Ron Pattinson's book, "The Home Brewers Guide to Vintage beer" has a section specifically describing how to make inverts. FWIW he specifies cane sugar - not table sugar.
Frankly, I'm undecided whether to stay true with the authenticity of the old recipes or simply add crystal.
 
Baron Von MunchKrausen said:
A very interesting and informative discussion.
I've recently began experimenting with smaller batches of vintage beer and have not yet tackled inverts.
Ron Pattinson's book, "The Home Brewers Guide to Vintage beer" has a section specifically describing how to make inverts. FWIW he specifies cane sugar - not table sugar.
Frankly, I'm undecided whether to stay true with the authenticity of the old recipes or simply add crystal.

Stay true :) you will get better beers.
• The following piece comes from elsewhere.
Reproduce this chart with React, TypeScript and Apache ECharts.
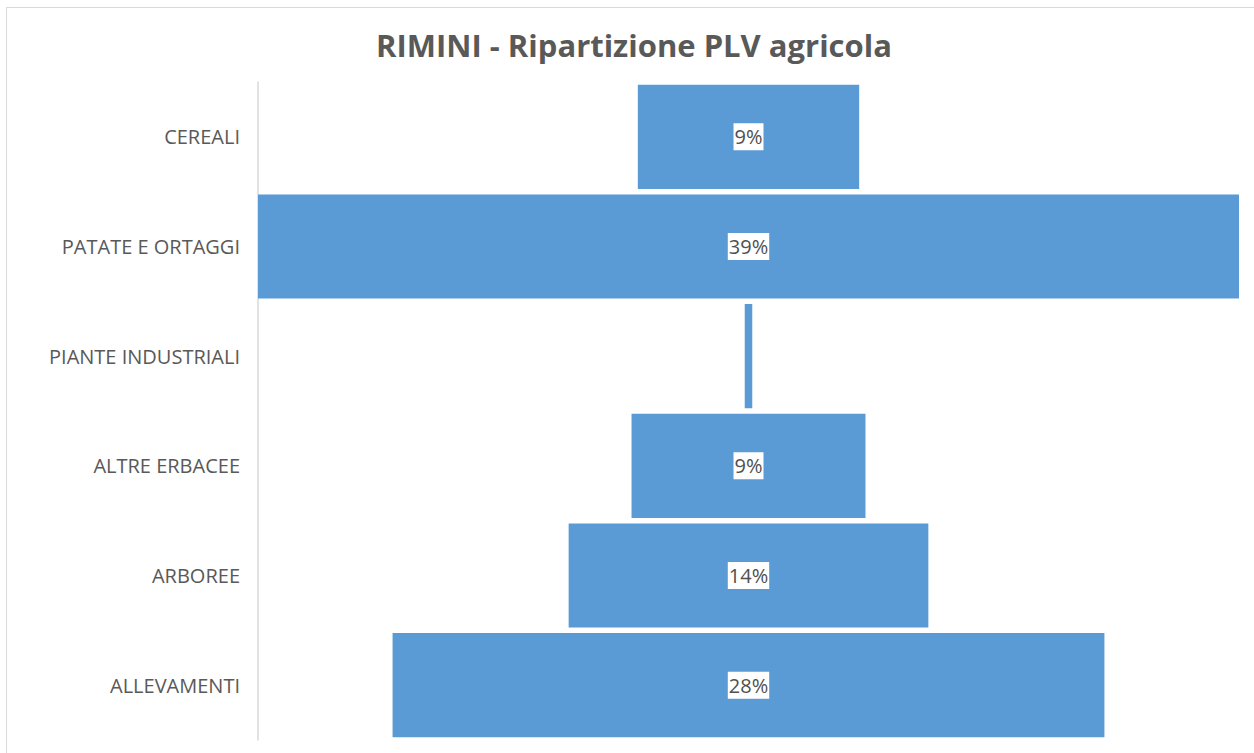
import React, { useEffect, useRef } from "react";
import * as echarts from "echarts";

const categories = ["CEREALI", "PATATE E ORTAGGI", "PIANTE INDUSTRIALI", "ALTRE ERBACEE", "ARBOREE", "ALLEVAMENTI"];
const shares = [8.8, 39.0, 0.3, 9.3, 14.3, 28.3];
const titleText = "RIMINI - Ripartizione PLV agricola";

export default function App() {
  const ref = useRef<HTMLDivElement>(null);
  useEffect(() => {
    if (!ref.current) return;
    const chart = echarts.init(ref.current, null, { renderer: "svg" });
    const maxV = Math.max(...shares);
    const offsets = shares.map((v) => (maxV - v) / 2);
    chart.setOption({
      animation: false,
      backgroundColor: "#ffffff",
      title: {
        text: titleText,
        left: 629,
        textAlign: "center",
        top: 24,
        textStyle: { fontFamily: "Open Sans", fontWeight: "bold", fontSize: 31, color: "#595959" },
      },
      graphic: [
        {
          type: "rect",
          shape: { x: 6.5, y: 7.5, width: 1260, height: 760 },
          style: { fill: "none", stroke: "#d9d9d9", lineWidth: 1 },
          silent: true,
        },
      ],
      grid: { left: 258, right: 15, top: 82, bottom: 13, containLabel: false },
      xAxis: {
        type: "value",
        min: 0,
        max: maxV,
        show: false,
      },
      yAxis: {
        type: "category",
        data: categories,
        inverse: true,
        axisLine: { show: true, lineStyle: { color: "#d9d9d9", width: 1.5 } },
        axisTick: { show: false },
        axisLabel: { fontFamily: "Open Sans", fontSize: 20, color: "#595959", margin: 18 },
      },
      series: [
        {
          type: "bar",
          stack: "f",
          data: offsets,
          itemStyle: { color: "transparent" },
          silent: true,
          barCategoryGap: "5%",
        },
        {
          type: "bar",
          stack: "f",
          barCategoryGap: "5%",
          data: shares.map((v) => ({
            value: v,
            label: { show: v >= 1 },
          })),
          itemStyle: { color: "#5B9BD5" },
          label: {
            show: true,
            position: "inside",
            formatter: (p: any) => Math.round(p.value) + "%",
            fontFamily: "Open Sans",
            fontSize: 20,
            color: "#505050",
            backgroundColor: "#ffffff",
            padding: [5, 1, 2, 1],
          },
        },
      ],
    });
    return () => chart.dispose();
  }, []);
  return (
    <div
      ref={ref}
      style={{ position: "fixed", left: 0, top: 0, width: 1254, height: 753 }}
    />
  );
}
And vintage beer is better
 
brewfun said:
Hi Tom! Great insights.

tom_hampton said:
I could not find ANY references myself.  So, if one is attempting to make a #3 or #4 invert sugar on the stovetop in pure form, more research might be required to ensure that a pleasing tasting product is produced.  I'm still suspicious of the claim. 

The "evidence" is anecdotal, though that's true with many things in food, flavors and beer. That was enough for me to acknowledge Kevin58's assertion that inverts are best made from cane sugar.

The definitive article that most recent postings reference is from the SF Chronicle in 1999 and is linked, here:
http://www.sfgate.com/news/article/SUGAR-SUGAR-Cane-and-beet-share-the-same-2939081.php

I would just like to point out that the article included a picture of Creme Brulee with cane on the left and beet on the right.

I DID see the SF article in my initial search.  However, I was looking for something a little more definitive (eg, controlled).  Cooking is hardly a bastion of rigor, or even science based practices.  Quite the opposite really.  Lots of voodoo, magic fairy dust, and what not.  for all I know each of those sample recipes were made by different cooks, with no ABA, double-blind, triangle-tests or other methods used to control for variation and subjectivity.  I just can't take something seriously that simply says, "we tried some stuff, and people thought it was different".  The nih study I linked would specifically refute the SF claim on cookies---there was no statistical difference in the sugar cookies amongst the super-tasters.  A result I find far more credible than the SF. 

I think the cr?me brule test to be almost laughable.  Anyone who has made brule with a blow torch knows how sensitive that approach can be to subtle differences in the torch, size of flame, distance from the brule, rate of movement.  there's also the factor of the "amount" and evenness of the granular sugar prior to starting the torching / brule process. 

So, while I don't expect an entity like SF Chronical to be held to these standards...in a case like this where it is a FACT that the chemical makeup of the two sugars only differs by 0.05%...it might be beyond a periodical's ability to discern statistically significant differences from process control issues, random chance, and subjectivity. 

Making baked goods might not be the best way to determine differences at this level.

I'd go try it myself...but, I think the same basic thing applies to me, my cookware, my stove, etc.

So, I'll acknowledge that it is POSSIBLE there is a difference in certain circumstances...I stop short of believing that the SF Gate article is a seminal work.